È il timore dell’umile che si sente avvolto da una grazia che non ha meritato e che quindi non vuole celebrare come un successo proprio. È il sano timore di chi sa bene che, quando ti relazioni con Dio ti relazioni con qualcosa che supera le tue capacità e le tue possibilità. Maria intuisce che si sta realizzando in lei non quello che conosce ma il mistero nascosto da secoli e che ora diventa esplicito. Era nascosto non nel senso di inattivo o inefficace ma nel senso che esso agiva segretamente, implicitamente, germinalmente. Adesso questo mistero si compie nel Vangelo dell’annunciazione e, aggiunge San Paolo, in chiunque si apre come Maria all’obbedienza della fede. Qual è il cuore di questo mistero? Il fatto, continua San Paolo, che Dio viene a noi per confermarci secondo le profezie e secondo il Vangelo di Gesù. Il fatto che Dio ci incontra per costruirci una casa, come per Davide. Per abituarci ad accogliere in noi la vita eterna, l’amore dello Spirito santo, la pienezza di vita che riempiva Gesù nel suo corpo nato per noi.  Il fatto, cioè, che Dio vuole incontrare l’uomo non per riceverne qualcosa, per prendere, per esigere ma semplicemente per donarsi e per dargli una possibilità che va oltre ogni suo merito o aspettativa.
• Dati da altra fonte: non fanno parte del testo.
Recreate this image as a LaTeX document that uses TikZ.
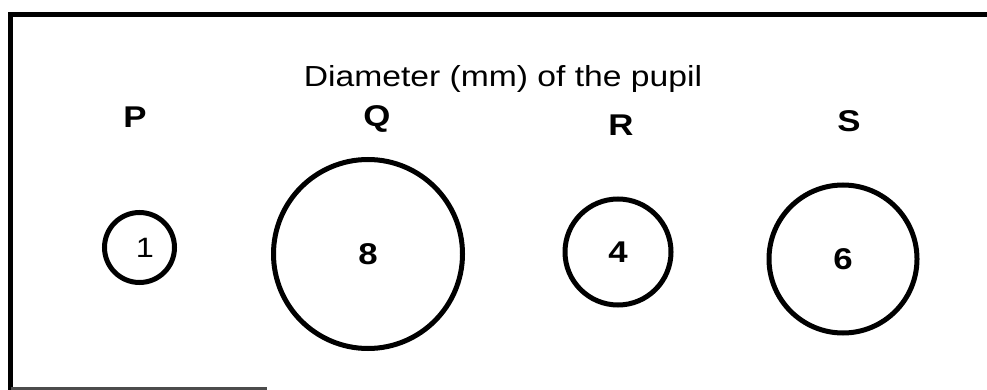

Ma per fare questo Dio non si limita ad usare quelle possibilità umane che noi conosciamo. Per fare questo Dio, insiste San Paolo, deve confermarci. Confermare cosa? la nostra debolezza e non la nostra forza. Ciò che caratterizza la nostra umanità, infatti, è proprio la debolezza. Debolezza legata al fatto che sbagliamo, che soffriamo, che pecchiamo, che moriamo e che non troviamo una salvezza piena in questo mondo. È questa debolezza che Dio vuole confermare portando a compimento in ciascuno un’opera che ha cominciato in maniera nascosta all’inizio dei secoli e che ha gradualmente rivelato, conclude San Paolo, nella profezia dell’antico testamento, quindi nel messaggio stesso di Gesù, e finalmente nel kerigma che lo segue nel nuovo testamento: il fatto inaudito che la vita umana diventa casa per la vita divina grazie a ciò che Dio vuole operare in noi. Non tu, ma Io ti costruirò una casa. È facile confermare chi è già forte abbastanza. È una grazia confermare il debole, la persona inadeguata o incapace. È facile credere che Dio possa fare grandi cose quando conosciamo già umanamene la strada. È difficile crederlo quando ciò che Dio ci offre è sproporzionatamente più grande delle nostre forze e delle nostre possibilità. È questa l’obbedienza della fede. Questa obbedienza non significa tanto sottomettersi a delle cose da fare quanto rendersi disponibili come Maria a ciò che Dio vuole fare per noi: si compia anche in me la tua parola.